Knowledge gained from large, complex and often
unstructured data is the key to many scientific and business
discoveries. Support Vector Machines (SVMs) are an advanced machine
learning method known for achieving state of the art results in many
pattern recognition tasks, particularly classification. With kernel
methods they can be extended to handle various non-linear dependencies
and complex data types. Getting good results with these methods
requires extensive model selection and parameter tuning which is why
SVM training is often done on clusters.
In this work we present a pipeline for training and
evaluating SVM classifiers using the Stratosphere framework. We show
that the framework can handle such tasks efficiently, even though they
are not seen as traditional "big data" problems it was
designed for. The pipeline does not rely on third-party software
packages, is easily extendible by users and adapted to work on a wide
range of systems. Popular kernels for vectors and strings are
included along with interfaces for implementing additional data types
and kernels.

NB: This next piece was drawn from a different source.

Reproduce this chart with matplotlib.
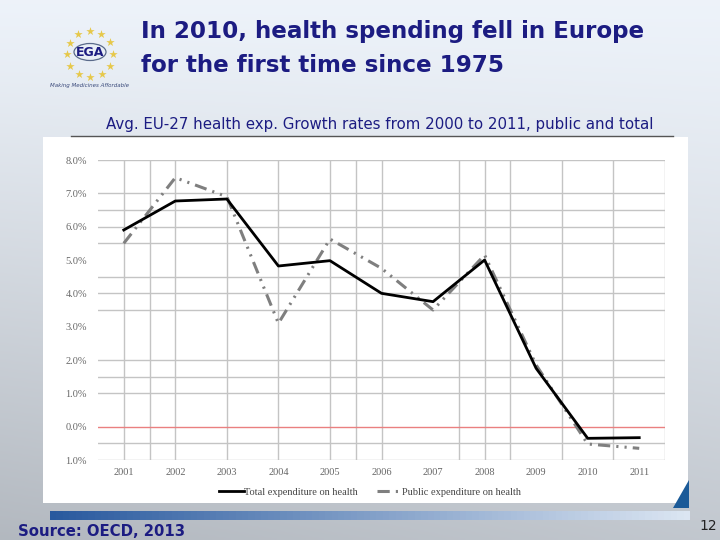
import numpy as np
import matplotlib
matplotlib.use("Agg")
import matplotlib.pyplot as plt
from matplotlib.patches import Rectangle, Ellipse, Polygon

# data
years = ['2001', '2002', '2003', '2004', '2005', '2006', '2007', '2008', '2009', '2010', '2011']
total = [5.9, 6.77, 6.83, 4.82, 4.98, 4.0, 3.75, 5.0, 1.75, -0.35, -0.33]
public = [5.5, 7.47, 6.9, 3.1, 5.63, 4.75, 3.5, 5.15, 1.85, -0.52, -0.65]
y_ticks = [8, 7, 6, 5, 4, 3, 2, 1, 0, -1]
y_labels = ['8.0%', '7.0%', '6.0%', '5.0%', '4.0%', '3.0%', '2.0%', '1.0%', '0.0%', '1.0%']

navy = '#1c1c82'

fig = plt.figure(figsize=(7.2, 5.4), dpi=100)

# slide background in pixel coordinates
bg = fig.add_axes([0, 0, 1, 1], zorder=0)
bg.set_xlim(0, 720)
bg.set_ylim(540, 0)
bg.axis('off')
yy, xx = np.mgrid[0:1:200j, 0:1:200j]
shade = 0.97 - 0.17 * yy ** 1.2 - 0.06 * (1 - xx) * yy
img = np.dstack([shade - 0.04, shade - 0.018, shade + 0.01]).clip(0, 1)
bg.imshow(img, extent=(0, 720, 540, 0), aspect='auto')

# logo
ang = np.linspace(0, 2 * np.pi, 13)[:-1]
bg.scatter(90 + 23 * np.cos(ang), 54 + 23 * np.sin(ang), marker='*', s=40,
           color='#e6c84a', linewidths=0)
bg.add_patch(Ellipse((90, 52), 32, 17, fill=False, ec='#5a6a8a', lw=0.9))
bg.text(90, 52, 'EGA', ha='center', va='center', fontsize=9, fontweight='bold', color=navy)
bg.text(90, 86, 'Making Medicines Affordable', ha='center', va='center',
        fontsize=4, style='italic', color='#3a4a7a')

# titles
bg.text(141, 38, 'In 2010, health spending fell in Europe', fontsize=16.6,
        fontweight='bold', color=navy, va='baseline')
bg.text(141, 72, 'for the first time since 1975', fontsize=16.6,
        fontweight='bold', color=navy, va='baseline')
bg.text(106, 129, 'Avg. EU-27 health exp. Growth rates from 2000 to 2011, public and total',
        fontsize=10.8, color=navy, va='baseline')
bg.plot([71, 673], [136, 136], color='#555555', lw=1)

# white chart panel and bar under it
bg.add_patch(Rectangle((43, 137), 645, 366, fc='white', ec='none'))
bar = np.linspace(0, 1, 100)[None, :]
bar_img = np.dstack([0.16 + 0.7 * bar, 0.35 + 0.55 * bar, 0.62 + 0.33 * bar])
bg.imshow(bar_img, extent=(50, 690, 520, 511), aspect='auto')
bg.add_patch(Polygon([(673, 508), (689, 480), (689, 508)], fc='#1b5a98', ec='none'))

bg.text(18, 536, 'Source: OECD, 2013', fontsize=10.7, fontweight='bold', color=navy,
        va='baseline')
bg.text(708, 530, '12', fontsize=10, color='#222222', ha='center', va='baseline')

# chart
ax = fig.add_axes([98 / 720, 1 - 460 / 540, 567 / 720, 300 / 540], zorder=1)
ax.patch.set_alpha(0)
x = np.arange(len(years))

for v in [8, 7, 6.5, 6, 5.5, 4.5, 4, 3.5, 2, 1.5, 1, -0.5, -1]:
    ax.axhline(v, color='#c4c4c4', lw=1, zorder=1)
for v in [0, 0.5, 1, 2, 3, 4, 4.5, 5, 6.5, 7, 7.5, 8.5, 9.5, 10.5]:
    ax.axvline(v, color='#c4c4c4', lw=1, zorder=1)
ax.axhline(0, color='#ea8080', lw=1, zorder=2)

ax.plot(x, total, color='black', lw=2, zorder=4, label='Total expenditure on health')
ax.plot(x, public, color='#7f7f7f', lw=2.2, zorder=3, dashes=(4, 2, 0.7, 2, 0.7, 2),
        label='Public expenditure on health')

ax.set_xlim(-0.5, 10.5)
ax.set_ylim(-1, 8)
ax.set_xticks(x)
ax.set_xticklabels(years)
ax.set_yticks(y_ticks)
ax.set_yticklabels(y_labels)
for s in ax.spines.values():
    s.set_visible(False)
ax.tick_params(length=0, labelsize=7.5, labelcolor='#666666', pad=6)
ax.tick_params(axis='y', pad=8)
for t in ax.get_xticklabels() + ax.get_yticklabels():
    t.set_family('Liberation Serif')

leg = ax.legend(loc='upper center', bbox_to_anchor=(0.48, -0.06), ncol=2, frameon=False,
                handlelength=2.4, handletextpad=0.05, columnspacing=1.8,
                prop={'family': 'Liberation Serif', 'size': 7.5})
for t in leg.get_texts():
    t.set_color('#444444')

fig.savefig('out.png', dpi=100)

Adapting the pipeline for new use cases is kept domain
specific and does not require knowledge of SVM training or
Stratosphere. We demonstrate heuristics designed to improve
performance and parameters granting the users additional control over
training behaviour. We show their impact on the running time, quality
of the solution and resource utilization. We also address
scalability, showing that the pipeline scales well with the problem
size.